Stated goal.
From the listing that follows, output everything exactly except the pictures.

Information shown.
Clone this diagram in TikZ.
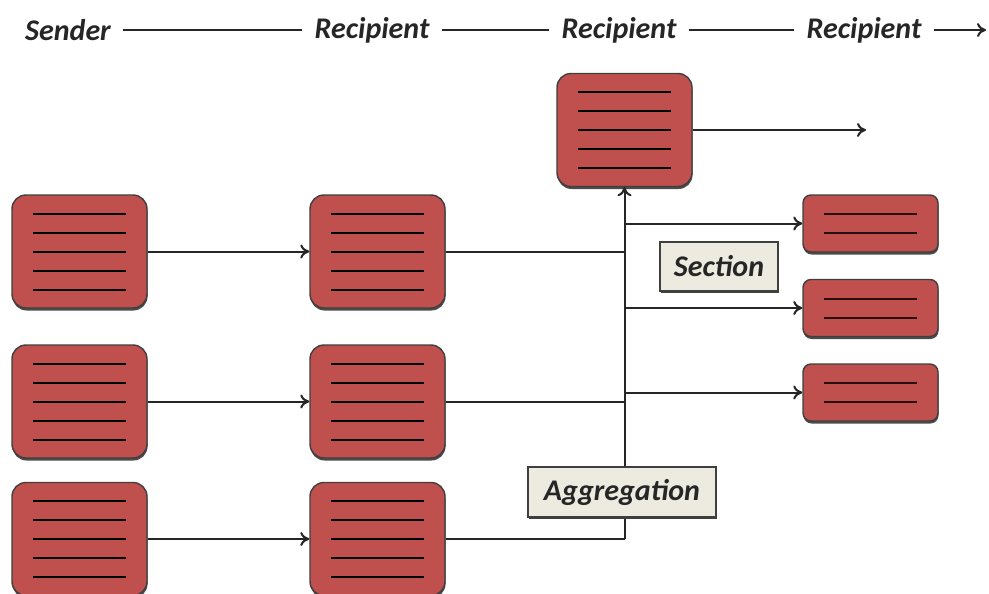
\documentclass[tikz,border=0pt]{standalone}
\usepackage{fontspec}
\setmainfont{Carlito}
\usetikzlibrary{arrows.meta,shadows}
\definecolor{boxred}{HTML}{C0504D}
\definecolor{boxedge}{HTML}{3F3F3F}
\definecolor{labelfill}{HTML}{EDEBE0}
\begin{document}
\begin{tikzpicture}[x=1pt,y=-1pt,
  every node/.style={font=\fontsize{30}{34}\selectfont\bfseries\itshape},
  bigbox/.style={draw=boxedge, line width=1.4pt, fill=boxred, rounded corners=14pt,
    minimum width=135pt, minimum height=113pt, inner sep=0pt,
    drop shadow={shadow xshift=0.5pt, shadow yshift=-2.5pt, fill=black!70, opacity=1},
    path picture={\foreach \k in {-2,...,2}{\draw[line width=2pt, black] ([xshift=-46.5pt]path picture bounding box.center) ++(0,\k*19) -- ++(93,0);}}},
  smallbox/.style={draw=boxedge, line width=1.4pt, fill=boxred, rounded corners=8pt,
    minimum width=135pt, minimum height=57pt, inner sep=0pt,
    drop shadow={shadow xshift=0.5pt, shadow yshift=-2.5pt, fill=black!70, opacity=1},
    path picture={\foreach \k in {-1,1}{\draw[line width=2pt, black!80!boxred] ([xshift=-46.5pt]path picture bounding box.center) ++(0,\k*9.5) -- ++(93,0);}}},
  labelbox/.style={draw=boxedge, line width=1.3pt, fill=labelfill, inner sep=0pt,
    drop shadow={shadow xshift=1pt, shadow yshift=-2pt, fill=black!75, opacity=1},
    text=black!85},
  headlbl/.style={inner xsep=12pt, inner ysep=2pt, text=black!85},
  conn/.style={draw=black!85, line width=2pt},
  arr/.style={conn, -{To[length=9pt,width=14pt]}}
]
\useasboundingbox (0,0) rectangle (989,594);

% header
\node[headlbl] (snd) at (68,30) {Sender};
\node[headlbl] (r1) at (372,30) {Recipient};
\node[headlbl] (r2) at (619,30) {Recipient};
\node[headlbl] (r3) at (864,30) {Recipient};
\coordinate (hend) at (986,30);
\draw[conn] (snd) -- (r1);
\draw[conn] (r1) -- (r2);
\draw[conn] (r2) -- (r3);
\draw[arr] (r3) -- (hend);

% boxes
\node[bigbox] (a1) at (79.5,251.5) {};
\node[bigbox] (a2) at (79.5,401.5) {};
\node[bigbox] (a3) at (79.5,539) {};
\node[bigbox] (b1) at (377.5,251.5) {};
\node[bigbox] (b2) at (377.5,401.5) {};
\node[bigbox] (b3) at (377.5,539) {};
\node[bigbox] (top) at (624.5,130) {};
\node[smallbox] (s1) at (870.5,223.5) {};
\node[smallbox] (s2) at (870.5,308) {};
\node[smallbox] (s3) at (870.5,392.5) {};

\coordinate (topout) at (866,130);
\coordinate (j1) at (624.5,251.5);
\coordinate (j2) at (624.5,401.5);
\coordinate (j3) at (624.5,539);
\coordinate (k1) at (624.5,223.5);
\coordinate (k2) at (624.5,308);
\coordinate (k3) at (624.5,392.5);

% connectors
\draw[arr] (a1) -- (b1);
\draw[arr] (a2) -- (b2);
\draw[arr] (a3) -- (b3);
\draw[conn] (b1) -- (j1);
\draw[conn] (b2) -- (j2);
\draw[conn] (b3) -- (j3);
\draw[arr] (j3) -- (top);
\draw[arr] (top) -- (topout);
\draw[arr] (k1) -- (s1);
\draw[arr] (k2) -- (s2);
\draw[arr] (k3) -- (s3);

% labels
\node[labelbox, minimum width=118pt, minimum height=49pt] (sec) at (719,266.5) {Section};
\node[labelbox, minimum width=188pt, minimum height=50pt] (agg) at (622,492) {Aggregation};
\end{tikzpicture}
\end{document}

Task output.
Clone this diagram in TikZ.
\documentclass[tikz,border=0pt]{standalone}
\usepackage{fontspec}
\setmainfont{Carlito}
\usetikzlibrary{arrows.meta,shadows}
\definecolor{boxred}{HTML}{C0504D}
\definecolor{boxedge}{HTML}{3F3F3F}
\definecolor{labelfill}{HTML}{EDEBE0}
\begin{document}
\begin{tikzpicture}[x=1pt,y=-1pt,
  every node/.style={font=\fontsize{30}{34}\selectfont\bfseries\itshape},
  bigbox/.style={draw=boxedge, line width=1.4pt, fill=boxred, rounded corners=14pt,
    minimum width=135pt, minimum height=113pt, inner sep=0pt,
    drop shadow={shadow xshift=0.5pt, shadow yshift=-2.5pt, fill=black!70, opacity=1},
    path picture={\foreach \k in {-2,...,2}{\draw[line width=2pt, black] ([xshift=-46.5pt]path picture bounding box.center) ++(0,\k*19) -- ++(93,0);}}},
  smallbox/.style={draw=boxedge, line width=1.4pt, fill=boxred, rounded corners=8pt,
    minimum width=135pt, minimum height=57pt, inner sep=0pt,
    drop shadow={shadow xshift=0.5pt, shadow yshift=-2.5pt, fill=black!70, opacity=1},
    path picture={\foreach \k in {-1,1}{\draw[line width=2pt, black!80!boxred] ([xshift=-46.5pt]path picture bounding box.center) ++(0,\k*9.5) -- ++(93,0);}}},
  labelbox/.style={draw=boxedge, line width=1.3pt, fill=labelfill, inner sep=0pt,
    drop shadow={shadow xshift=1pt, shadow yshift=-2pt, fill=black!75, opacity=1},
    text=black!85},
  headlbl/.style={inner xsep=12pt, inner ysep=2pt, text=black!85},
  conn/.style={draw=black!85, line width=2pt},
  arr/.style={conn, -{To[length=9pt,width=14pt]}}
]
\useasboundingbox (0,0) rectangle (989,594);

% header
\node[headlbl] (snd) at (68,30) {Sender};
\node[headlbl] (r1) at (372,30) {Recipient};
\node[headlbl] (r2) at (619,30) {Recipient};
\node[headlbl] (r3) at (864,30) {Recipient};
\coordinate (hend) at (986,30);
\draw[conn] (snd) -- (r1);
\draw[conn] (r1) -- (r2);
\draw[conn] (r2) -- (r3);
\draw[arr] (r3) -- (hend);

% boxes
\node[bigbox] (a1) at (79.5,251.5) {};
\node[bigbox] (a2) at (79.5,401.5) {};
\node[bigbox] (a3) at (79.5,539) {};
\node[bigbox] (b1) at (377.5,251.5) {};
\node[bigbox] (b2) at (377.5,401.5) {};
\node[bigbox] (b3) at (377.5,539) {};
\node[bigbox] (top) at (624.5,130) {};
\node[smallbox] (s1) at (870.5,223.5) {};
\node[smallbox] (s2) at (870.5,308) {};
\node[smallbox] (s3) at (870.5,392.5) {};

\coordinate (topout) at (866,130);
\coordinate (j1) at (624.5,251.5);
\coordinate (j2) at (624.5,401.5);
\coordinate (j3) at (624.5,539);
\coordinate (k1) at (624.5,223.5);
\coordinate (k2) at (624.5,308);
\coordinate (k3) at (624.5,392.5);

% connectors
\draw[arr] (a1) -- (b1);
\draw[arr] (a2) -- (b2);
\draw[arr] (a3) -- (b3);
\draw[conn] (b1) -- (j1);
\draw[conn] (b2) -- (j2);
\draw[conn] (b3) -- (j3);
\draw[arr] (j3) -- (top);
\draw[arr] (top) -- (topout);
\draw[arr] (k1) -- (s1);
\draw[arr] (k2) -- (s2);
\draw[arr] (k3) -- (s3);

% labels
\node[labelbox, minimum width=118pt, minimum height=49pt] (sec) at (719,266.5) {Section};
\node[labelbox, minimum width=188pt, minimum height=50pt] (agg) at (622,492) {Aggregation};
\end{tikzpicture}
\end{document}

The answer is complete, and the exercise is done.